The talk will begin with a brief overview of iconicity as a syntactic phenomenon and a stylistic concept. It then discusses how iconicity has been regarded as an important source of psychological effects in textualization. It argues that in translating a literary text, the syntax has to be observed not only for its “utilitarian” functions, but more importantly, for its “enabling” functions, so as to understand its cognitive potential of iconicity. It is such potential that renders syntax theoretically significant in the domain of literary writing, translating, and criticism; for it relates linguistic mechanisms to artistic effects, and thus provides a stylistic explanation for the effect of “meaning lingering beyond the boundary of the text”. The talk will demonstrate how an awareness of such syntactically-enabled interactions among form, content and effect can serve as an objective point of reference in the writing, critiquing and translating of a literary text.
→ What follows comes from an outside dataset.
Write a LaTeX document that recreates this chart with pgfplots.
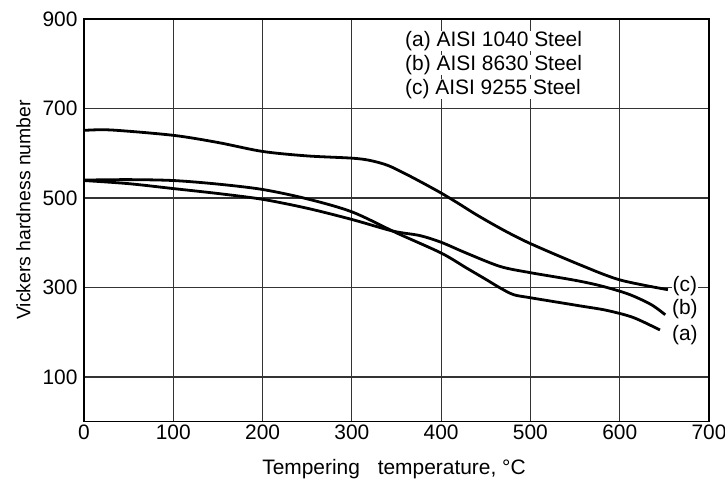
\documentclass[border=0pt]{standalone}
\usepackage{fontspec}
\setmainfont{Liberation Sans}
\usepackage{pgfplots}
\pgfplotsset{compat=1.18}

\begin{document}
\begin{tikzpicture}
\begin{axis}[
    scale only axis,
    width=625bp, height=402.7bp,
    xmin=0, xmax=700, ymin=0, ymax=900,
    xtick={0,100,...,700},
    ytick={100,300,500,700,900},
    grid=major,
    major grid style={line width=1.1bp, black!80},
    axis line style={line width=1.4bp, black},
    major tick length=0pt,
    font=\fontsize{21}{24.5}\selectfont,
    tick label style={font=\fontsize{21}{24.5}\selectfont},
    yticklabel style={xshift=-3bp},
    /pgf/number format/assume math mode=true,
    xlabel={Tempering\hspace{0.85em}temperature, °C},
    xlabel style={at={(axis description cs:0.496,-0.130)}, anchor=base},
    ylabel={Vickers hardness number},
    ylabel style={at={(axis description cs:-0.0968,0.526)}, anchor=center,
                  font=\fontsize{19.5}{23}\selectfont},
    clip=false,
]
% (c) AISI 9255
\addplot[black, line width=2.8bp, smooth, tension=0.5] coordinates {
    (0,651) (30,652) (100,640) (150,624) (200,604) (250,594) (300,589)
    (320,584) (340,573) (360,554) (380,533) (400,511) (420,487) (440,462)
    (470,428) (500,398) (555,351) (600,317) (654,295)};
% (b) AISI 8630
\addplot[black, line width=2.8bp, smooth, tension=0.5] coordinates {
    (0,539) (50,532) (100,521) (150,510) (200,497) (250,477) (300,452)
    (346,426) (376,416) (400,401) (428,377) (466,347) (500,333) (550,316)
    (580,303) (610,285) (635,262) (651,239)};
% (a) AISI 1040
\addplot[black, line width=2.8bp, smooth, tension=0.5] coordinates {
    (0,540) (50,541) (100,539) (150,531) (200,519) (250,498) (300,469)
    (350,422) (400,377) (428,344) (451,317) (466,299) (481,284) (500,277)
    (555,259) (585,249) (615,233) (645,205)};

\node[anchor=west, fill=white, inner xsep=0pt, inner ysep=0pt] at (axis cs:359.5,850.6) {(a) AISI 1040 Steel};
\node[anchor=west, fill=white, inner xsep=0pt, inner ysep=0pt] at (axis cs:359.5,796.8) {(b) AISI 8630 Steel};
\node[anchor=west, fill=white, inner xsep=0pt, inner ysep=0pt] at (axis cs:359.5,743.0) {(c) AISI 9255 Steel};

\node[fill=white, inner xsep=1pt, inner ysep=0pt] at (axis cs:673,302) {(c)};
\node[fill=white, inner xsep=1pt, inner ysep=0pt] at (axis cs:673,251.7) {(b)};
\node[fill=white, inner xsep=1pt, inner ysep=0pt] at (axis cs:673,193.8) {(a)};
\end{axis}
\pgfresetboundingbox
\path ([shift={(-84bp,-59.3bp)}]current axis.south west) rectangle ([shift={(16bp,19bp)}]current axis.north east);
\end{tikzpicture}
\end{document}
In particular, it will present an intertextual study of a group of “extraordinary” sentences from one of Wang Meng’s short stories and their translation into English.
About the Speaker:
Zhu Chunshen received his PhD from the University of Nottingham, Britain. He taught at Fujian Normal University in China and the National University of Singapore before joining the City University of Hong Kong in 1998, where he is now Associate Professor and Programme Leader of MA in Translation and Interpretation in the Department of Chinese, Translation & Linguistics. His academic publications include 《翻譯探微》(New Perspectives on Translation: Words, Texts, Poetics, Taipei: Bookman, 2001) and a variety of journal articles on translation. His translations include a Chinese version of Writer’s Digest’s Handbook of Short Story Writing and Oscar Wilde’s De Profundis, publications in Chinese Condensed Books of Reader’s Digest, and a collection of Modern Chinese and English translations of classical Chinese poems 《古意新聲（品賞本）》 (Wuhan: Hubei Education, 2003).